The action is in response to UN sanctions against the Libyan leader, Col Muammar Qaddafi, and his associates in the war-torn country.

Responses are being gathered by the regulator from lenders about whether they have any exposure to 19 Libyan individuals and institutions, said Abdulrahim Al Awadi, the executive director of the Central Bank's anti-money laundering and suspicious cases unit.

The unit "is in the process of receiving responses from banks and other financial institutions and is preparing a report for onward submission to the Ministry of Foreign Affairs", Mr Al Awadi said yesterday.

The ministry would then pass the report to the UN Security Council, he said. "We have instructed [banks and other financial institutions] to search for and freeze any accounts or investments or deposits and to stop any fund transfer or to seize any safe-deposit boxes belonging to any individual or institution which appears on the two UN Security Council resolutions."

The first resolution, passed in February, orders the freezing of the assets of Col Qaddafi, his immediate family and other individuals.

Under the second resolution, passed in March, officials as well institutions including the regime's sovereign wealth fund - the Libyan Investment Authority - and the Libyan National Oil Corporation are subject to asset freezes.

Lenders were told in March to inform the UAE regulator if they held any assets for individuals or institutions covered by the resolutions and to freeze any such assets.

As a regional financial centre attracting money flows from across the Middle East, the UAE has been gradually tightening money laundering regulations in recent years.
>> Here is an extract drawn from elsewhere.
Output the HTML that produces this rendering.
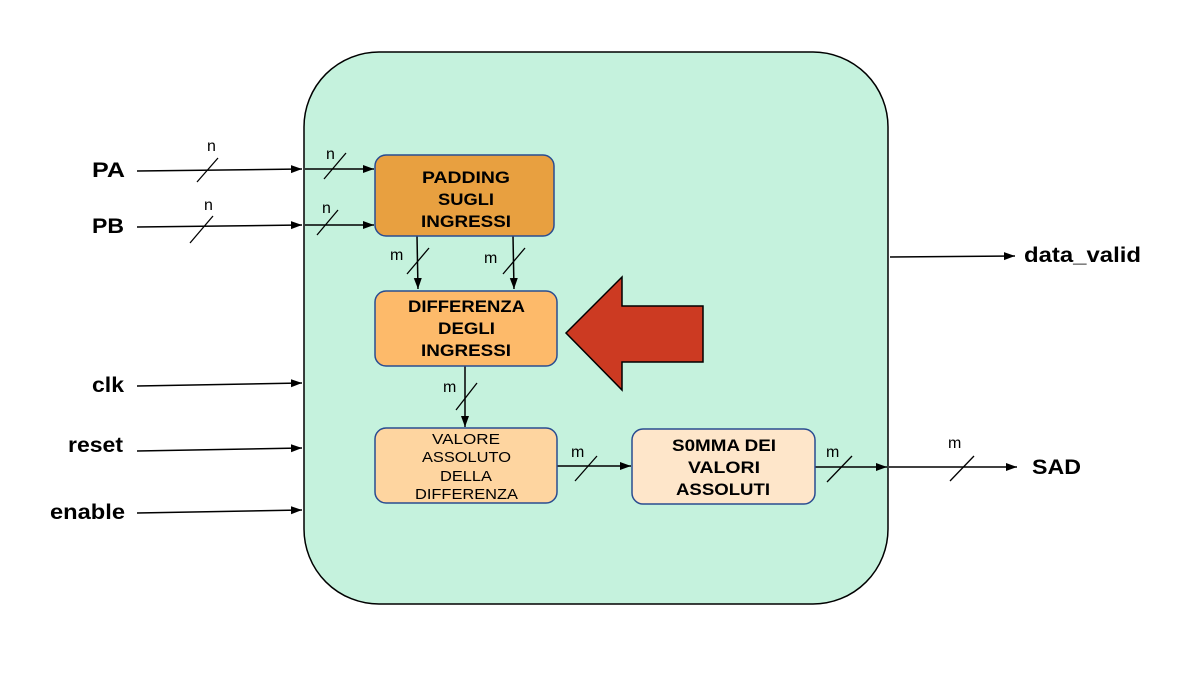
<!DOCTYPE html>
<html><head><meta charset="utf-8"><style>html,body{margin:0;padding:0;background:#fff}svg{display:block}</style></head><body>
<svg width="1179" height="697" viewBox="0 0 1179 697" xmlns="http://www.w3.org/2000/svg" font-family="Liberation Sans, sans-serif">
<defs><marker id="a" markerWidth="12" markerHeight="10" refX="11" refY="5" orient="auto" markerUnits="userSpaceOnUse"><path d="M0,1 L11,5 L0,9 z" fill="#000"/></marker></defs>
<rect x="304" y="52" width="584" height="552" rx="75" fill="#C5F2DD" stroke="#000" stroke-width="1.5"/>
<g stroke="#000" stroke-width="1.5" fill="none" marker-end="url(#a)">
<line x1="137" y1="171" x2="302" y2="169"/>
<line x1="137" y1="227" x2="302" y2="225"/>
<line x1="305" y1="169" x2="374" y2="169"/>
<line x1="305" y1="225" x2="374" y2="225"/>
<line x1="137" y1="386" x2="302" y2="383"/>
<line x1="137" y1="451" x2="302" y2="448"/>
<line x1="137" y1="513" x2="302" y2="510"/>
<line x1="890" y1="257" x2="1015" y2="256"/>
<line x1="417" y1="236" x2="418" y2="289"/>
<line x1="513" y1="236" x2="514" y2="289"/>
<line x1="465" y1="366" x2="465" y2="427"/>
<line x1="557" y1="466" x2="631" y2="466"/>
<line x1="813" y1="467" x2="887" y2="467"/>
<line x1="889" y1="467" x2="1017" y2="467"/>
</g>
<g stroke="#000" stroke-width="1.3">
<line x1="197" y1="182" x2="218" y2="158"/>
<line x1="324" y1="179" x2="346" y2="153"/>
<line x1="190" y1="243" x2="213" y2="216"/>
<line x1="317" y1="235" x2="338" y2="210"/>
<line x1="407" y1="274" x2="429" y2="248"/>
<line x1="503" y1="274" x2="525" y2="248"/>
<line x1="456" y1="410" x2="477" y2="383"/>
<line x1="575" y1="481" x2="597" y2="456"/>
<line x1="827" y1="482" x2="852" y2="456"/>
<line x1="950" y1="481" x2="974" y2="456"/>
</g>
<g font-size="16" fill="#000">
<text x="207" y="151">n</text><text x="326" y="159">n</text>
<text x="204" y="210">n</text><text x="322" y="213">n</text>
<text x="390" y="260">m</text><text x="484" y="263">m</text>
<text x="443" y="392">m</text><text x="571" y="457">m</text>
<text x="826" y="457">m</text><text x="948" y="448">m</text>
</g>
<rect x="375" y="155" width="179" height="81" rx="11" fill="#E8A040" stroke="#2A4C90" stroke-width="1.5"/>
<rect x="375" y="291" width="182" height="75" rx="11" fill="#FDBA6A" stroke="#2A4C90" stroke-width="1.5"/>
<rect x="375" y="428" width="182" height="75" rx="11" fill="#FED5A0" stroke="#2A4C90" stroke-width="1.5"/>
<rect x="632" y="429" width="183" height="75" rx="11" fill="#FEE6CA" stroke="#2A4C90" stroke-width="1.5"/>
<path d="M566,333 L622,277 L622,306 L703,306 L703,362 L622,362 L622,390 Z" fill="#CC3A22" stroke="#000" stroke-width="1.5"/>
<g font-weight="bold" font-size="17" fill="#000">
<text x="422" y="183" textLength="88" lengthAdjust="spacingAndGlyphs">PADDING</text><text x="438" y="205" textLength="56" lengthAdjust="spacingAndGlyphs">SUGLI</text><text x="421" y="227" textLength="90" lengthAdjust="spacingAndGlyphs">INGRESSI</text>
<text x="408" y="312" textLength="117" lengthAdjust="spacingAndGlyphs">DIFFERENZA</text><text x="438" y="334" textLength="57" lengthAdjust="spacingAndGlyphs">DEGLI</text><text x="421" y="356" textLength="90" lengthAdjust="spacingAndGlyphs">INGRESSI</text>
<text x="672" y="451" textLength="104" lengthAdjust="spacingAndGlyphs">S0MMA DEI</text><text x="688" y="473" textLength="72" lengthAdjust="spacingAndGlyphs">VALORI</text><text x="676" y="495" textLength="94" lengthAdjust="spacingAndGlyphs">ASSOLUTI</text>
</g>
<g font-size="15" fill="#000">
<text x="432" y="444" textLength="68" lengthAdjust="spacingAndGlyphs">VALORE</text><text x="422" y="462" textLength="89" lengthAdjust="spacingAndGlyphs">ASSOLUTO</text><text x="440" y="481" textLength="52" lengthAdjust="spacingAndGlyphs">DELLA</text><text x="415" y="499" textLength="103" lengthAdjust="spacingAndGlyphs">DIFFERENZA</text>
</g>
<g font-weight="bold" font-size="21" fill="#000">
<text x="92" y="177" textLength="33" lengthAdjust="spacingAndGlyphs">PA</text><text x="92" y="233" textLength="32" lengthAdjust="spacingAndGlyphs">PB</text>
<text x="92" y="392" textLength="32" lengthAdjust="spacingAndGlyphs">clk</text><text x="68" y="452" textLength="55" lengthAdjust="spacingAndGlyphs">reset</text><text x="50" y="519" textLength="75" lengthAdjust="spacingAndGlyphs">enable</text>
<text x="1024" y="262" textLength="117" lengthAdjust="spacingAndGlyphs">data_valid</text><text x="1032" y="474" textLength="49" lengthAdjust="spacingAndGlyphs">SAD</text>
</g>
</svg>
</body></html>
The Central Bank this month instructed lenders to find and freeze any assets of Zine El Abidine Ben Ali, the ousted Tunisian president.

The extent of the UAE banking system's exposure to Libya is so far unclear. The chief executive of National Bank of Abu Dhabi, Michael Tomalin, in March described the bank's exposure to Libya as "extremely modest". If any assets are frozen in the UAE, the Emirates would be following similar action taken by countries including the US, the UK, Germany and Australia. With an estimated US$65 billion (Dh238.74bn) of assets, the Libyan Investment Authority was a particularly active investor in European companies.

But some of Libya's assets are tied up in Gulf banks.

Libya's central bank raised its stake in the Bahrain-based Arab Banking Corporation to 59.3 per cent last December after buying out the Abu Dhabi Investment Authority's holding in the bank. Arab Banking held $406.3 million of Libya's deposits as of June 30 last year, according to a document obtained by the advocacy campaigner Global Witness.

The interim governments in Tunisia and Egypt have called for a global freeze on the assets of former regime members.